+++ Data for processing +++

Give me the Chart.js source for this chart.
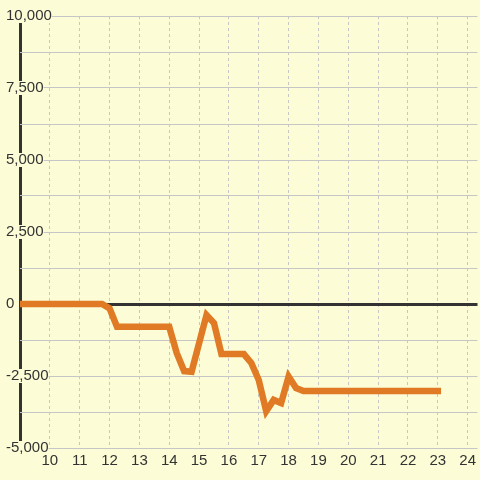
<!DOCTYPE html>
<html>
<head>
<meta charset="utf-8">
<script src="https://cdn.jsdelivr.net/npm/chart.js@4"></script>
<style>
  body { margin: 0; background: #fcfcd6; }
  #wrap { width: 480px; height: 480px; }
</style>
</head>
<body>
<div id="wrap"><canvas id="chart" width="480" height="480"></canvas></div>
<script>
const hours = [9, 11.75, 12, 12.25, 14, 14.25, 14.5, 14.75, 15.25, 15.5, 15.75, 16.5, 16.75, 17, 17.25, 17.5, 17.75, 18, 18.25, 18.5, 23];
const values = [0, 0, -150, -790, -790, -1700, -2330, -2350, -380, -660, -1740, -1740, -2050, -2640, -3720, -3330, -3440, -2520, -2920, -3020, -3020];
const yMin = -5000;
const yMax = 10000;
const yStep = 1250;
const yLabelStep = 2500;
const xMin = 9;
const xMax = 24.33;

const font = { family: "'Liberation Sans', Arial, sans-serif", size: 15 };

function isLabelled(v) {
  return v % yLabelStep === 0;
}

function isAxisTick(ctx) {
  return ctx.tick && ctx.tick.value === xMin;
}

let chart = new Chart(document.getElementById("chart"), {
  type: "line",
  data: {
    datasets: [
      {
        data: hours.map((h, i) => ({ x: h, y: values[i] })),
        borderColor: "#e07a24",
        borderWidth: 6.5,
        borderCapStyle: "square",
        pointRadius: 0,
        tension: 0,
        fill: false,
      },
    ],
  },
  options: {
    responsive: false,
    animation: false,
    layout: { padding: { top: 16, left: 20, right: 0, bottom: 6 } },
    plugins: {
      legend: { display: false },
      tooltip: { enabled: false },
    },
    scales: {
      x: {
        type: "linear",
        min: xMin,
        max: xMax,
        grid: {
          color: (ctx) => (isAxisTick(ctx) ? "#333" : "#c6c6c6"),
          lineWidth: (ctx) => (isAxisTick(ctx) ? 3 : 1),
          drawTicks: false,
        },
        border: {
          display: false,
          dash: (ctx) => (isAxisTick(ctx) ? [] : [3, 3]),
        },
        ticks: {
          stepSize: 1,
          includeBounds: false,
          padding: 4,
          color: "#333",
          font: font,
          callback: (v) => (v === xMin ? "" : v),
        },
      },
      y: {
        min: yMin,
        max: yMax,
        grid: {
          color: (ctx) => (ctx.tick && ctx.tick.value === 0 ? "#333" : "#c6c6c6"),
          lineWidth: (ctx) => (ctx.tick && ctx.tick.value === 0 ? 3 : 1),
          drawTicks: false,
        },
        border: { display: false },
        ticks: {
          stepSize: yStep,
          mirror: true,
          padding: -14 / 3,
          color: "#333",
          font: { family: font.family, size: 15, lineHeight: "14px" },
          showLabelBackdrop: (ctx) => isLabelled(ctx.tick.value),
          backdropColor: "#fcfcd6",
          backdropPadding: (ctx) =>
            ctx.tick.value === yMin
              ? { top: 6, bottom: 0, left: 1, right: 1 }
              : { top: 0, bottom: 0, left: 1, right: 1 },
          callback: (v) => (isLabelled(v) ? v.toLocaleString("en-US") : ""),
        },
      },
    },
  },
});
</script>
</body>
</html>
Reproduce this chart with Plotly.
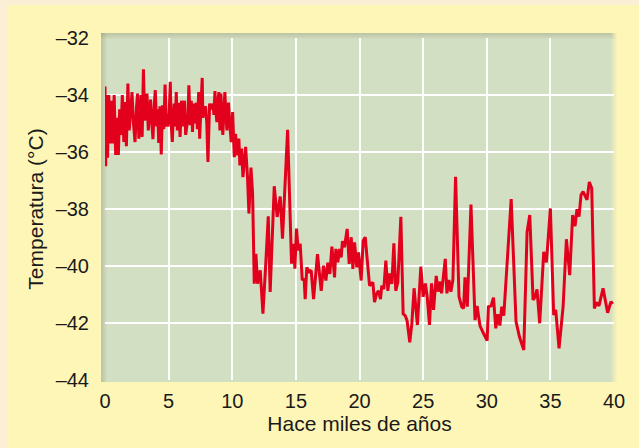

+++

_To do_
Repeat the preceding records precisely, and leave every picture out of the copy.

_Answer to this problem_
Give me the Chart.js source for this chart.
<!DOCTYPE html>
<html>
<head>
<meta charset="utf-8">
<script src="https://cdn.jsdelivr.net/npm/chart.js@4"></script>
<style>
  body { margin: 0; background: #fcfcd6; }
  #wrap { width: 480px; height: 480px; }
</style>
</head>
<body>
<div id="wrap"><canvas id="chart" width="480" height="480"></canvas></div>
<script>
const hours = [9, 11.75, 12, 12.25, 14, 14.25, 14.5, 14.75, 15.25, 15.5, 15.75, 16.5, 16.75, 17, 17.25, 17.5, 17.75, 18, 18.25, 18.5, 23];
const values = [0, 0, -150, -790, -790, -1700, -2330, -2350, -380, -660, -1740, -1740, -2050, -2640, -3720, -3330, -3440, -2520, -2920, -3020, -3020];
const yMin = -5000;
const yMax = 10000;
const yStep = 1250;
const yLabelStep = 2500;
const xMin = 9;
const xMax = 24.33;

const font = { family: "'Liberation Sans', Arial, sans-serif", size: 15 };

function isLabelled(v) {
  return v % yLabelStep === 0;
}

function isAxisTick(ctx) {
  return ctx.tick && ctx.tick.value === xMin;
}

let chart = new Chart(document.getElementById("chart"), {
  type: "line",
  data: {
    datasets: [
      {
        data: hours.map((h, i) => ({ x: h, y: values[i] })),
        borderColor: "#e07a24",
        borderWidth: 6.5,
        borderCapStyle: "square",
        pointRadius: 0,
        tension: 0,
        fill: false,
      },
    ],
  },
  options: {
    responsive: false,
    animation: false,
    layout: { padding: { top: 16, left: 20, right: 0, bottom: 6 } },
    plugins: {
      legend: { display: false },
      tooltip: { enabled: false },
    },
    scales: {
      x: {
        type: "linear",
        min: xMin,
        max: xMax,
        grid: {
          color: (ctx) => (isAxisTick(ctx) ? "#333" : "#c6c6c6"),
          lineWidth: (ctx) => (isAxisTick(ctx) ? 3 : 1),
          drawTicks: false,
        },
        border: {
          display: false,
          dash: (ctx) => (isAxisTick(ctx) ? [] : [3, 3]),
        },
        ticks: {
          stepSize: 1,
          includeBounds: false,
          padding: 4,
          color: "#333",
          font: font,
          callback: (v) => (v === xMin ? "" : v),
        },
      },
      y: {
        min: yMin,
        max: yMax,
        grid: {
          color: (ctx) => (ctx.tick && ctx.tick.value === 0 ? "#333" : "#c6c6c6"),
          lineWidth: (ctx) => (ctx.tick && ctx.tick.value === 0 ? 3 : 1),
          drawTicks: false,
        },
        border: { display: false },
        ticks: {
          stepSize: yStep,
          mirror: true,
          padding: -14 / 3,
          color: "#333",
          font: { family: font.family, size: 15, lineHeight: "14px" },
          showLabelBackdrop: (ctx) => isLabelled(ctx.tick.value),
          backdropColor: "#fcfcd6",
          backdropPadding: (ctx) =>
            ctx.tick.value === yMin
              ? { top: 6, bottom: 0, left: 1, right: 1 }
              : { top: 0, bottom: 0, left: 1, right: 1 },
          callback: (v) => (isLabelled(v) ? v.toLocaleString("en-US") : ""),
        },
      },
    },
  },
});
</script>
</body>
</html>
Reproduce this chart with Plotly.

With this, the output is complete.